Bolton served in the White House for 17 months, from April 2018 to September 2019, before he announced his resignation — which coincided with a tweet from President Trump announcing that he had fired his national security advisor.

Investigators opened the case at that time — separate from the earlier probe into Bolton’s accused disclosure of classified information in his 2020 memoir “The Room Where It Happened” — but officials said the Biden administration later “shelved” it.

Bolton has been one of the most outspoken former Trump officials, frequently condemning his former boss, President Trump, in media interviews.

“The [Biden administration] had probable cause to know that he had taken material that was detrimental to the national security of the United States, and they made no effort to retrieve it,” a senior FBI official told The New York Post on Saturday.

“That was a friendly administration to [Bolton.] They kept bashing [Trump] the entire time for ‘weaponizing law enforcement,’ and they — by politically stopping a righteous investigation — are the ones who weaponized law enforcement,” the official alleged.

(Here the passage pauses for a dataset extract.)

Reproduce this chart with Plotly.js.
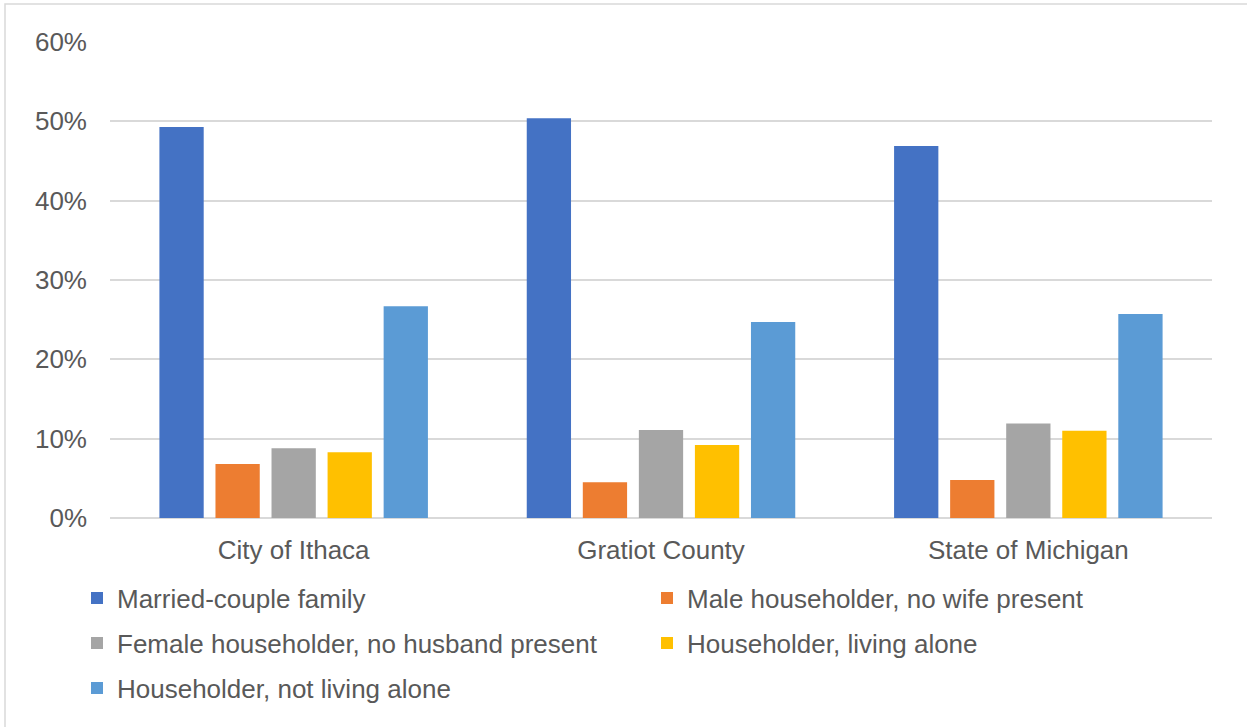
<!DOCTYPE html>
<html>
<head>
<meta charset="utf-8">
<script src="https://cdn.plot.ly/plotly-3.0.1.min.js"></script>
<style>html,body{margin:0;padding:0;background:#fff;}#chart{width:1247px;height:727px;}</style>
</head>
<body>
<div id="chart"></div>
<script>
const categories = ["City of Ithaca", "Gratiot County", "State of Michigan"];
const seriesNames = [
  "Married-couple family",
  "Male householder, no wife present",
  "Female householder, no husband present",
  "Householder, living alone",
  "Householder, not living alone"
];
const marriedCouple = [0.493, 0.504, 0.469];
const maleNoWife = [0.068, 0.045, 0.048];
const femaleNoHusband = [0.088, 0.111, 0.119];
const livingAlone = [0.083, 0.092, 0.110];
const notLivingAlone = [0.267, 0.247, 0.257];
const seriesValues = [marriedCouple, maleNoWife, femaleNoHusband, livingAlone, notLivingAlone];
const colors = ["#4472C4", "#ED7D31", "#A5A5A5", "#FFC000", "#5B9BD5"];
const legendRows = ["legend", "legend", "legend2", "legend2", "legend3"];
const yTickVals = [0, 0.1, 0.2, 0.3, 0.4, 0.5, 0.6];
const yTickText = ["0%", "10%", "20%", "30%", "40%", "50%", "60%"];

const font = "Liberation Sans, Arial, sans-serif";
const textColor = "#595959";
const fsize = 26;

const traces = seriesNames.map((name, i) => ({
  type: "bar",
  name: name,
  x: categories,
  y: seriesValues[i],
  legend: legendRows[i],
  marker: {color: colors[i], line: {width: 0}},
  hoverinfo: "name+y"
}));

function legendRow(yCenterPx, xLeftPx) {
  return {
    orientation: "h",
    x: (xLeftPx - 110) / 1102,
    xanchor: "left",
    y: (518 - yCenterPx) / 476,
    yanchor: "middle",
    entrywidth: 525,
    entrywidthmode: "pixels",
    font: {family: font, color: textColor, size: 26},
    traceorder: "normal",
    bgcolor: "rgba(0,0,0,0)",
    borderwidth: 0
  };
}

const layout = {
  width: 1247,
  height: 727,
  margin: {l: 110, r: 35, t: 42, b: 209},
  paper_bgcolor: "#ffffff",
  plot_bgcolor: "#ffffff",
  barmode: "group",
  bargap: 0.237,
  bargroupgap: 0.21,
  font: {family: font, color: textColor, size: fsize},
  xaxis: {
    tickfont: {family: font, color: textColor, size: fsize},
    showgrid: false,
    showline: false,
    ticks: "",
    ticklabelstandoff: 14
  },
  yaxis: {
    range: [0, 0.6],
    tickvals: yTickVals,
    ticktext: yTickText,
    tickfont: {family: font, color: textColor, size: fsize},
    showgrid: true,
    gridcolor: "#d9d9d9",
    gridwidth: 2,
    zeroline: true,
    zerolinecolor: "#d9d9d9",
    zerolinewidth: 2,
    showline: false,
    ticks: "",
    ticklabelstandoff: 22
  },
  showlegend: true,
  legend: legendRow(598, 77),
  legend2: legendRow(643, 77),
  legend3: legendRow(688, 77),
  shapes: [{
    type: "rect",
    xref: "paper", yref: "paper",
    x0: (5 - 110) / 1102, x1: (1260 - 110) / 1102,
    y0: (518 - 740) / 476, y1: (518 - 4) / 476,
    line: {color: "#d9d9d9", width: 1.5},
    fillcolor: "rgba(0,0,0,0)"
  }]
};

Plotly.newPlot("chart", traces, layout, {displayModeBar: false, staticPlot: true});
</script>
</body>
</html>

Investigators characterized the case as “air-tight,” but it was buried so deeply that FBI Director Kash Patel reportedly didn’t learn of it until about a month after his February confirmation, when he requested a briefing on sensitive matters, according to sources.

At first, Patel believed the case was connected to the previously closed book investigation. However, agents urged him to look closer, explaining that it was an entirely separate probe that the Biden administration had blocked from moving forward for four years.

When reporters later asked about the raid, President Trump voiced disdain for his former adviser.

“I’m not a fan of John Bolton. He’s a real lowlife,” Trump told reporters, adding that he did not know about the raid ahead of time. He went on to refer to Bolton as “not a smart guy” and “very unpatriotic.”